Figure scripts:

• • • • •

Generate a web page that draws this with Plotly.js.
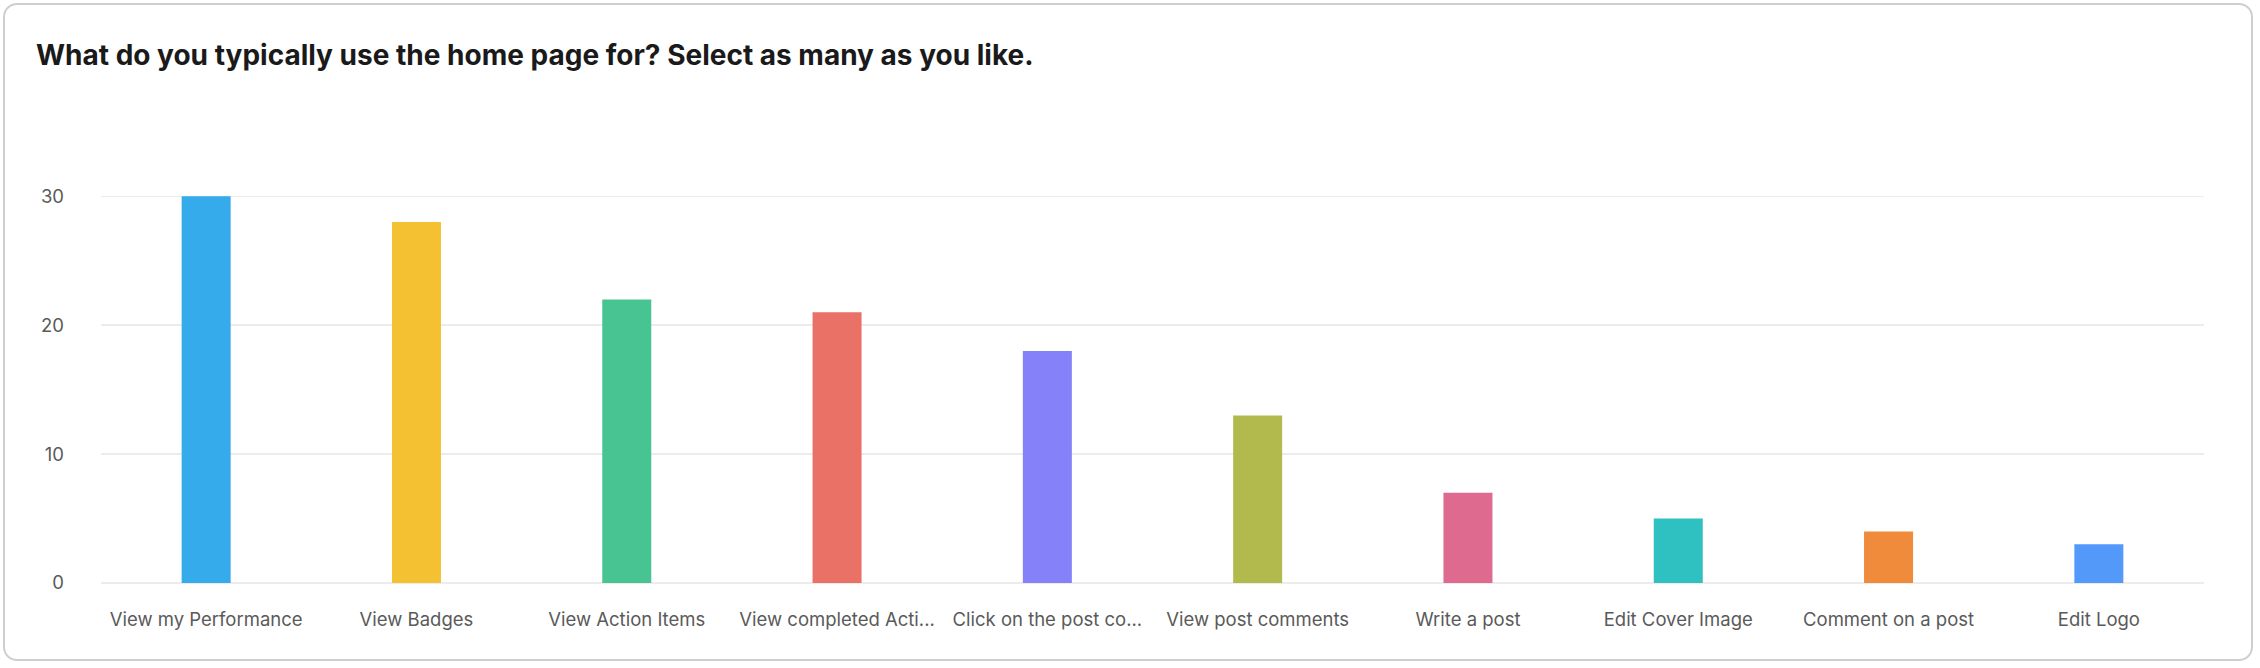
<!DOCTYPE html>
<html>
<head>
<meta charset="utf-8">
<script src="https://cdn.plot.ly/plotly-3.0.1.min.js"></script>
<style>
  html, body { margin: 0; padding: 0; background: #ffffff; }
  #wrap { position: relative; width: 2260px; height: 668px; }
  #chart { position: absolute; left: 0; top: 0; width: 2260px; height: 668px; }
  #card { position: absolute; left: 3px; top: 3px; width: 2246px; height: 654px;
          border: 2px solid #cfcfcf; border-radius: 14px; pointer-events: none; }
</style>
</head>
<body>
<div id="wrap">
  <div id="chart"></div>
  <div id="card"></div>
</div>
<script>
const categories = [
  "View my Performance", "View Badges", "View Action Items", "View completed Acti...",
  "Click on the post co...", "View post comments", "Write a post", "Edit Cover Image",
  "Comment on a post", "Edit Logo"
];
const counts = [30, 28, 22, 21, 18, 13, 7, 5, 4, 3];
const barColors = [
  "#36abeb", "#f3c131", "#48c493", "#e97166", "#8581f8",
  "#b2ba4e", "#de6a8f", "#2fc1c1", "#ef8b3a", "#5399fa"
];
const yTicks = [0, 10, 20, 30];
const chartTitle = "What do you typically use the home page for? Select as many as you like.";

const trace = {
  type: "bar",
  x: categories,
  y: counts,
  marker: { color: barColors, line: { width: 0 } },
  hoverinfo: "x+y"
};

const layout = {
  width: 2260,
  height: 668,
  paper_bgcolor: "#ffffff",
  plot_bgcolor: "#ffffff",
  margin: { l: 101, r: 56, t: 195.2, b: 85.3, pad: 0 },
  bargap: 0.767,
  showlegend: false,
  font: { family: "Inter, 'Noto Sans', sans-serif", color: "#5a5a5a", size: 18.5 },
  title: {
    text: chartTitle,
    font: { family: "Inter, 'Noto Sans', sans-serif", size: 28, color: "#1a1a1a", weight: 700 },
    xref: "container", yref: "container",
    x: 36 / 2260, xanchor: "left",
    y: 1 - 55 / 668, yanchor: "middle"
  },
  xaxis: {
    type: "category",
    showgrid: false,
    zeroline: false,
    showline: false,
    ticks: "",
    tickangle: 0,
    ticklabelstandoff: 23,
    tickfont: { size: 18.5, color: "#5a5a5a" }
  },
  yaxis: {
    range: [0, 30.1],
    tickvals: yTicks,
    ticktext: yTicks.map(String),
    showgrid: true,
    gridcolor: "#ececec",
    gridwidth: 1.5,
    zeroline: true,
    zerolinecolor: "#ececec",
    zerolinewidth: 1.5,
    showline: false,
    ticks: "",
    ticklabelstandoff: 36,
    tickfont: { size: 18.5, color: "#5a5a5a" }
  }
};

Plotly.newPlot("chart", [trace], layout, { displayModeBar: false, staticPlot: true });
</script>
</body>
</html>
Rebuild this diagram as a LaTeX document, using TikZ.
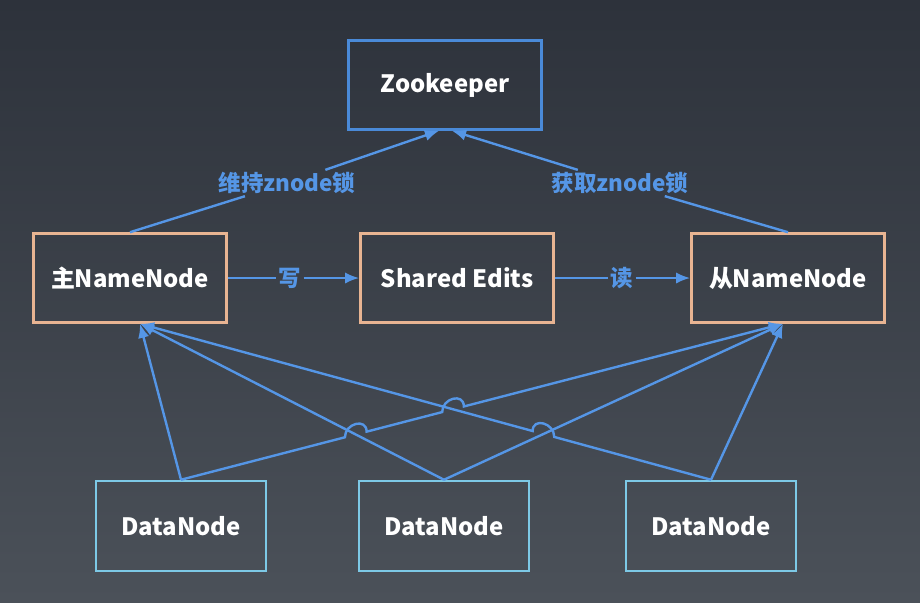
\documentclass[tikz,border=0pt]{standalone}
\usepackage{fontspec}
\setmainfont{Noto Sans CJK SC}
\usepackage{xcolor}
\usepackage{tikz}
\usetikzlibrary{arrows.meta,positioning,calc,intersections}

\definecolor{bgTop}{HTML}{2D323B}
\definecolor{bgBot}{HTML}{4B5159}
\definecolor{nnEdge}{HTML}{E8B492}
\definecolor{zkEdge}{HTML}{4A8AD8}
\definecolor{dnEdge}{HTML}{7DC9E6}
\definecolor{linkBlue}{HTML}{5596E6}

\begin{document}
\begin{tikzpicture}[x=0.25mm, y=-0.25mm,
    box/.style={draw, line width=1.8pt, minimum width=48.25mm, minimum height=22.25mm,
        text=white, font=\fontsize{17}{20}\selectfont\bfseries},
    nnbox/.style={box, draw=nnEdge},
    zkbox/.style={box, draw=zkEdge},
    dnbox/.style={box, draw=dnEdge, minimum width=42.5mm, minimum height=22.5mm},
    lbl/.style={text=linkBlue, inner sep=1.5pt, font=\fontsize{16}{19}\selectfont\bfseries},
    link/.style={draw=linkBlue, line width=1.7pt},
    tip/.style={-{Latex[length=10pt,width=8pt]}},
    hop/.style={out=90, in=90, looseness=1.6}]
    % background
    \shade[top color=bgTop, bottom color=bgBot] (0,0) rectangle (920,602);

    % boxes
    \node[zkbox] (zk) at (445,85) {Zookeeper};
    \node[nnbox] (master) at (130,278) {主NameNode};
    \node[nnbox] (shared) at (457,278) {Shared Edits};
    \node[nnbox] (slave) at (788,278) {从NameNode};
    \node[dnbox] (dn1) at (181,526) {DataNode};
    \node[dnbox] (dn2) at (444,526) {DataNode};
    \node[dnbox] (dn3) at (711,526) {DataNode};

    % arrow ends
    \coordinate (zkL) at ($(zk.south)+(-6,0)$);
    \coordinate (zkR) at ($(zk.south)+(7,0)$);
    \coordinate (mIn) at ($(master.south)+(10,0)$);
    \coordinate (sIn) at ($(slave.south)+(-5,0)$);

    % znode locks
    \node[lbl] (keep) at (287,183) {维持znode锁};
    \node[lbl] (take) at (620,183) {获取znode锁};
    \draw[link] (master.north) -- (keep);
    \draw[link, tip] (keep) -- (zkL);
    \draw[link] (slave.north) -- (take);
    \draw[link, tip] (take) -- (zkR);

    % edits
    \node[lbl] (write) at (290,278) {写};
    \node[lbl] (read) at (622,278) {读};
    \draw[link] (master.east) -- (write);
    \draw[link, tip] (write) -- (shared.west);
    \draw[link] (shared.east) -- (read);
    \draw[link, tip] (read) -- (slave.west);

    % crossing points
    \path[name path=d1s] (dn1.north) -- (sIn);
    \path[name path=d2m] (dn2.north) -- (mIn);
    \path[name path=d3m] (dn3.north) -- (mIn);
    \path[name path=d2s] (dn2.north) -- (sIn);
    \path[name intersections={of=d1s and d2m, by=xa}];
    \path[name intersections={of=d1s and d3m, by=xb}];
    \path[name intersections={of=d3m and d2s, by=xc}];

    % heartbeats
    \draw[link, tip] (dn1.north) -- (mIn);
    \draw[link, tip] (dn1.north) -- ($(xa)!2.8mm!(dn1.north)$)
        to[hop] ($(xa)!2.8mm!(sIn)$) -- ($(xb)!2.8mm!(dn1.north)$)
        to[hop] ($(xb)!2.8mm!(sIn)$) -- (sIn);
    \draw[link, tip] (dn2.north) -- (mIn);
    \draw[link, tip] (dn2.north) -- (sIn);
    \draw[link, tip] (dn3.north) -- ($(xc)!2.8mm!(dn3.north)$)
        to[hop] ($(xc)!2.8mm!(mIn)$) -- (mIn);
    \draw[link, tip] (dn3.north) -- (sIn);
\end{tikzpicture}
\end{document}
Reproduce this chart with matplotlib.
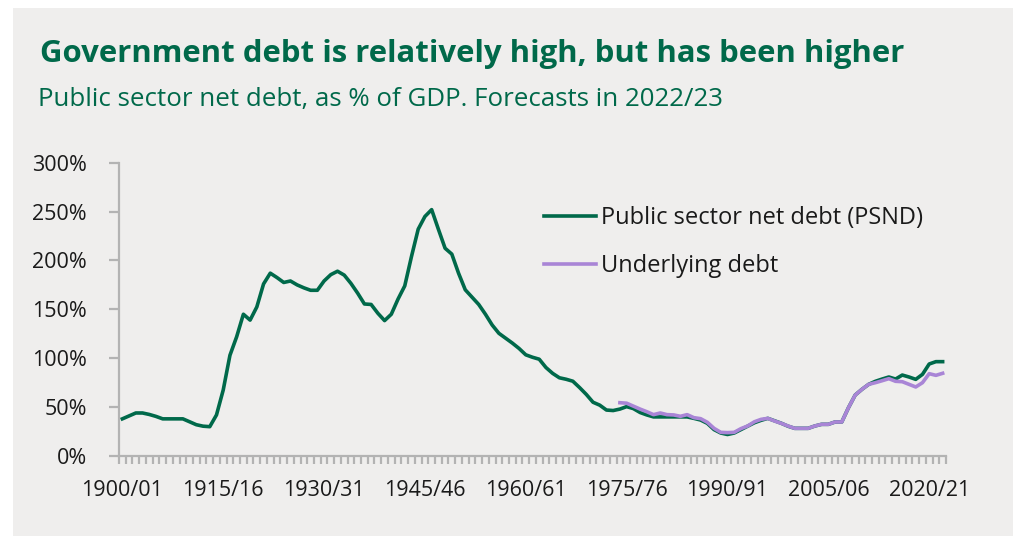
import matplotlib
matplotlib.use("Agg")
import matplotlib.pyplot as plt
from matplotlib.patches import Rectangle
import numpy as np

# ---- data ----
start_year = 1900
psnd = [38, 41, 44, 44, 42.5, 40.5, 38, 38, 38, 38,
        35, 32, 30.5, 30, 42, 67.5, 103, 122, 145, 139,
        152.5, 176, 187, 182.5, 177.5, 179, 175, 172, 169.5, 169.5,
        179, 185.5, 189, 185, 176.5, 166.5, 155.5, 155, 146, 138.5,
        145, 160.5, 174, 204, 232, 245, 252, 232, 212.5, 206.5,
        187, 170, 162.5, 155, 145, 134, 125.5, 120.5, 115.5, 110,
        103.5, 101, 99, 90.5, 84.5, 80, 78.5, 76.5, 70, 63,
        55, 52, 47, 46.5, 48, 50.5, 48.5, 44.5, 42, 40,
        40, 40, 40, 40, 40, 38.5, 36.8, 33.4, 27, 23.5,
        22, 23.5, 27, 30.5, 34, 36.5, 38.5, 36, 33.5, 30.5,
        28.3, 28.3, 28.3, 30.7, 32.4, 32.4, 34.8, 34.8, 49.5, 62.4,
        68.2, 73.3, 76.4, 78.7, 80.8, 78.7, 82.8, 80.8, 78.4, 83.5,
        94.1, 96.5, 96.5]
underlying_start = 1974
underlying = [54.5, 54, 51, 48, 45.3, 42.3, 44, 42.3, 42, 40.6,
              42.3, 39.2, 38.2, 34.5, 28.3, 24.2, 23.9, 24.2, 28, 30.7,
              35, 37.5, 38.5, 35.8, 33.4, 30.7, 28.3, 28.3, 28.3, 30.7,
              32.4, 32.4, 34.8, 34.8, 49.5, 62.4, 68.2, 73.3, 75, 77,
              79.1, 76.4, 76, 73.3, 70.6, 75, 84.2, 82.5, 84.6]
label_years = [1900, 1915, 1930, 1945, 1960, 1975, 1990, 2005, 2020]
y_ticks = [0, 50, 100, 150, 200, 250, 300]

# ---- style ----
GREEN = "#00694A"
PURPLE = "#A985D6"
PANEL = "#EFEEED"
AXIS = "#B3B3B3"
TXT = "#1A1A1A"
FONT = ["Open Sans", "DejaVu Sans"]

W, H = 1015, 536
fig = plt.figure(figsize=(W / 100, H / 100), dpi=100)
fig.patch.set_facecolor("white")
fig.patches.append(Rectangle((13 / W, 0), 1000 / W, 1 - 7.5 / H,
                             transform=fig.transFigure, facecolor=PANEL,
                             edgecolor="none", zorder=-5))

ax = fig.add_axes([119 / W, 1 - 456 / H, (946 - 119) / W, (456 - 162.7) / H])
ax.set_zorder(2)
ax.set_facecolor("none")

x_psnd = np.arange(len(psnd))
x_und = np.arange(len(underlying)) + (underlying_start - start_year)
ax.plot(x_psnd, psnd, color=GREEN, lw=2.6,
        label="Public sector net debt (PSND)", zorder=3)
ax.plot(x_und, underlying, color=PURPLE, lw=2.6,
        label="Underlying debt", zorder=4)

n = len(psnd)
ax.set_xlim(-0.5, n - 0.5)
ax.set_ylim(0, 300)

for s in ["top", "right"]:
    ax.spines[s].set_visible(False)
for s in ["left", "bottom"]:
    ax.spines[s].set_color(AXIS)
    ax.spines[s].set_linewidth(1.6)

ax.set_yticks(y_ticks)
ax.set_yticklabels([f"{v}%" for v in y_ticks])
ax.tick_params(axis="y", length=7, width=1.6, color=AXIS, pad=16,
               labelsize=15.5, labelcolor=TXT)

ax.set_xticks(np.arange(-0.5, n, 1.0))
ax.set_xticklabels([])
ax.tick_params(axis="x", which="major", direction="out", length=6,
               width=1.6, color=AXIS)
lab_pos = [y - start_year for y in label_years]
ax.set_xticks(lab_pos, minor=True)
ax.set_xticklabels([f"{y}/{(y + 1) % 100:02d}" for y in label_years],
                   minor=True)
ax.tick_params(axis="x", which="minor", length=0, pad=17,
               labelsize=15.5, labelcolor=TXT)
for t in ax.get_xticklabels(minor=True) + ax.get_yticklabels():
    t.set_family(FONT)

leg = ax.legend(loc="upper left", bbox_to_anchor=(0.502, 0.885),
                frameon=False, handlelength=2.2, handletextpad=0.25,
                labelspacing=1.03, borderaxespad=0,
                prop={"family": FONT, "size": 17})
for t in leg.get_texts():
    t.set_color(TXT)

fig.text(40 / W, 1 - 62 / H, "Government debt is relatively high, but has been higher",
         family=FONT, fontsize=22.4, fontweight="bold", color=GREEN,
         ha="left", va="baseline")
fig.text(38 / W, 1 - 106 / H, "Public sector net debt, as % of GDP. Forecasts in 2022/23",
         family=FONT, fontsize=18.6, color=GREEN, ha="left", va="baseline")

fig.savefig("out.png", dpi=100, facecolor="white")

• • • • •

EXERCISE DETAILS:
In the listing above, find the line with "Reproduce this chart with matplotlib." and the line with "import numpy as np". Copy exactly those lines and all between them, minus the images.

RESULT OF THIS EXERCISE:
Reproduce this chart with matplotlib.
import matplotlib
matplotlib.use("Agg")
import matplotlib.pyplot as plt
from matplotlib.patches import Rectangle
import numpy as np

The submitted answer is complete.